EXERCISE REQUIREMENTS —
Go through the data below and copy it exactly, skipping every picture.
>> start DATA PROVIDED
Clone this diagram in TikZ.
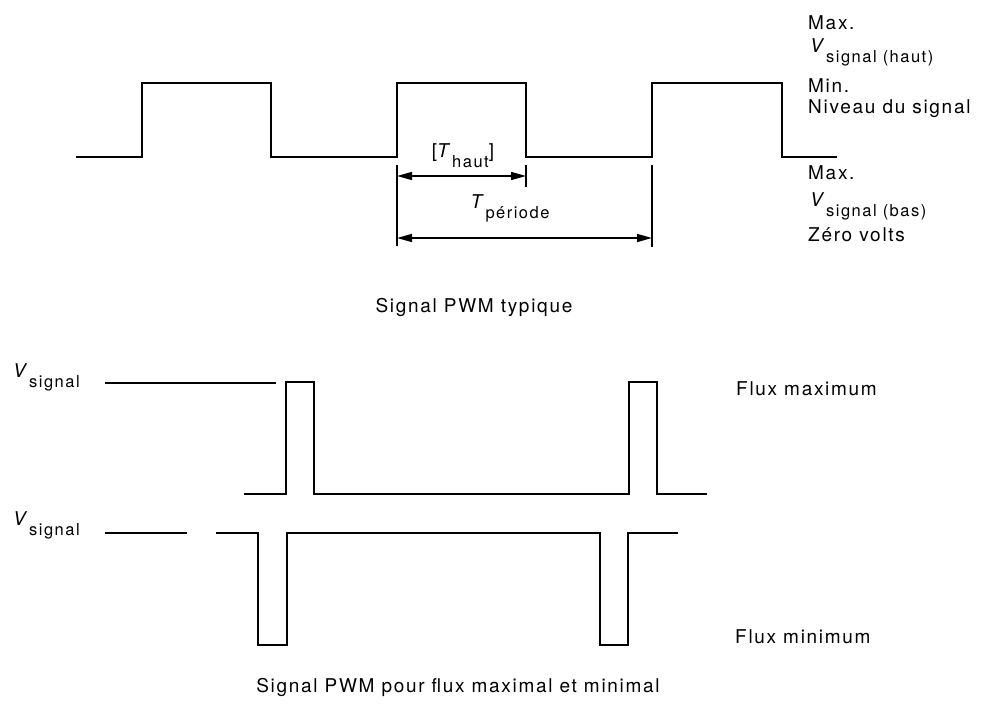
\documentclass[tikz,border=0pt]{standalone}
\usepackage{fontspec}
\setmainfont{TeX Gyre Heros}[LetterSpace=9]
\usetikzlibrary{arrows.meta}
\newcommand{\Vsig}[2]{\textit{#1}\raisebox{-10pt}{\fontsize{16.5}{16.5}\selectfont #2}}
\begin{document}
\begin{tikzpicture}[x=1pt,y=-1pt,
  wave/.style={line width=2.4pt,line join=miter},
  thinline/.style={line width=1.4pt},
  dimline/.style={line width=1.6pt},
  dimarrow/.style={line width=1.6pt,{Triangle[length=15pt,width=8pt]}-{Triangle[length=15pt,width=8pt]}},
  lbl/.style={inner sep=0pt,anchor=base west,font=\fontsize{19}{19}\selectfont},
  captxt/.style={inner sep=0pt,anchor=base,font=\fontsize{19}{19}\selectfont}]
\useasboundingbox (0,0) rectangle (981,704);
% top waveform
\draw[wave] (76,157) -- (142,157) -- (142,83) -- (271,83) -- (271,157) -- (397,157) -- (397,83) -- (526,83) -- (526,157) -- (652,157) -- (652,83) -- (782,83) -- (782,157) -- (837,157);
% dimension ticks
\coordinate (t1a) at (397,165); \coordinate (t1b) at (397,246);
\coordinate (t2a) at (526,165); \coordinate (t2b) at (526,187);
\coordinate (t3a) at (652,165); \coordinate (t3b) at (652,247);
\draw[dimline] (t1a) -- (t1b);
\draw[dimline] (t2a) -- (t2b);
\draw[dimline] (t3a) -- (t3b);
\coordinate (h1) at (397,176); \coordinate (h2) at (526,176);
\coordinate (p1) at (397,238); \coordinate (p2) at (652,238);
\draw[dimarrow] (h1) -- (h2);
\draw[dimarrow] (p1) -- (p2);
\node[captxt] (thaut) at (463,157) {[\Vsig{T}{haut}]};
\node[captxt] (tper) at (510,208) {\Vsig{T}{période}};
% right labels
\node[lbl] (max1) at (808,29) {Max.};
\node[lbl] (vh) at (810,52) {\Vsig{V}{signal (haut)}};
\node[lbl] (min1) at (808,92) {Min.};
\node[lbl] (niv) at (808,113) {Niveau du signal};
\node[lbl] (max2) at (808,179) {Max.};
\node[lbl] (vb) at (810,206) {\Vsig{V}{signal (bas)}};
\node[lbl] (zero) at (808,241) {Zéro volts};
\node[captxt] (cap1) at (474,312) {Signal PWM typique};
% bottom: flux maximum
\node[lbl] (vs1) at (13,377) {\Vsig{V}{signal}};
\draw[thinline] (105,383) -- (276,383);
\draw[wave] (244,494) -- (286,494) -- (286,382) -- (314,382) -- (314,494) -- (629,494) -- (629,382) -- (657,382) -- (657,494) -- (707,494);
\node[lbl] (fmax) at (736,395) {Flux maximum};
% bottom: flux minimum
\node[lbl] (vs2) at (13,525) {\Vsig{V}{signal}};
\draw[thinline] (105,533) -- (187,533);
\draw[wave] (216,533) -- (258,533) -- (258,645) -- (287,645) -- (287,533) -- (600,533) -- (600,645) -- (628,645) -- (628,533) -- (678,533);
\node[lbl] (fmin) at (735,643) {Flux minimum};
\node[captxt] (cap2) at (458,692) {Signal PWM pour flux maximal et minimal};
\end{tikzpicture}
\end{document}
>> end DATA PROVIDED
REPLY TO THE EXERCISE —
Clone this diagram in TikZ.
\documentclass[tikz,border=0pt]{standalone}
\usepackage{fontspec}
\setmainfont{TeX Gyre Heros}[LetterSpace=9]
\usetikzlibrary{arrows.meta}
\newcommand{\Vsig}[2]{\textit{#1}\raisebox{-10pt}{\fontsize{16.5}{16.5}\selectfont #2}}
\begin{document}
\begin{tikzpicture}[x=1pt,y=-1pt,
  wave/.style={line width=2.4pt,line join=miter},
  thinline/.style={line width=1.4pt},
  dimline/.style={line width=1.6pt},
  dimarrow/.style={line width=1.6pt,{Triangle[length=15pt,width=8pt]}-{Triangle[length=15pt,width=8pt]}},
  lbl/.style={inner sep=0pt,anchor=base west,font=\fontsize{19}{19}\selectfont},
  captxt/.style={inner sep=0pt,anchor=base,font=\fontsize{19}{19}\selectfont}]
\useasboundingbox (0,0) rectangle (981,704);
% top waveform
\draw[wave] (76,157) -- (142,157) -- (142,83) -- (271,83) -- (271,157) -- (397,157) -- (397,83) -- (526,83) -- (526,157) -- (652,157) -- (652,83) -- (782,83) -- (782,157) -- (837,157);
% dimension ticks
\coordinate (t1a) at (397,165); \coordinate (t1b) at (397,246);
\coordinate (t2a) at (526,165); \coordinate (t2b) at (526,187);
\coordinate (t3a) at (652,165); \coordinate (t3b) at (652,247);
\draw[dimline] (t1a) -- (t1b);
\draw[dimline] (t2a) -- (t2b);
\draw[dimline] (t3a) -- (t3b);
\coordinate (h1) at (397,176); \coordinate (h2) at (526,176);
\coordinate (p1) at (397,238); \coordinate (p2) at (652,238);
\draw[dimarrow] (h1) -- (h2);
\draw[dimarrow] (p1) -- (p2);
\node[captxt] (thaut) at (463,157) {[\Vsig{T}{haut}]};
\node[captxt] (tper) at (510,208) {\Vsig{T}{période}};
% right labels
\node[lbl] (max1) at (808,29) {Max.};
\node[lbl] (vh) at (810,52) {\Vsig{V}{signal (haut)}};
\node[lbl] (min1) at (808,92) {Min.};
\node[lbl] (niv) at (808,113) {Niveau du signal};
\node[lbl] (max2) at (808,179) {Max.};
\node[lbl] (vb) at (810,206) {\Vsig{V}{signal (bas)}};
\node[lbl] (zero) at (808,241) {Zéro volts};
\node[captxt] (cap1) at (474,312) {Signal PWM typique};
% bottom: flux maximum
\node[lbl] (vs1) at (13,377) {\Vsig{V}{signal}};
\draw[thinline] (105,383) -- (276,383);
\draw[wave] (244,494) -- (286,494) -- (286,382) -- (314,382) -- (314,494) -- (629,494) -- (629,382) -- (657,382) -- (657,494) -- (707,494);
\node[lbl] (fmax) at (736,395) {Flux maximum};
% bottom: flux minimum
\node[lbl] (vs2) at (13,525) {\Vsig{V}{signal}};
\draw[thinline] (105,533) -- (187,533);
\draw[wave] (216,533) -- (258,533) -- (258,645) -- (287,645) -- (287,533) -- (600,533) -- (600,645) -- (628,645) -- (628,533) -- (678,533);
\node[lbl] (fmin) at (735,643) {Flux minimum};
\node[captxt] (cap2) at (458,692) {Signal PWM pour flux maximal et minimal};
\end{tikzpicture}
\end{document}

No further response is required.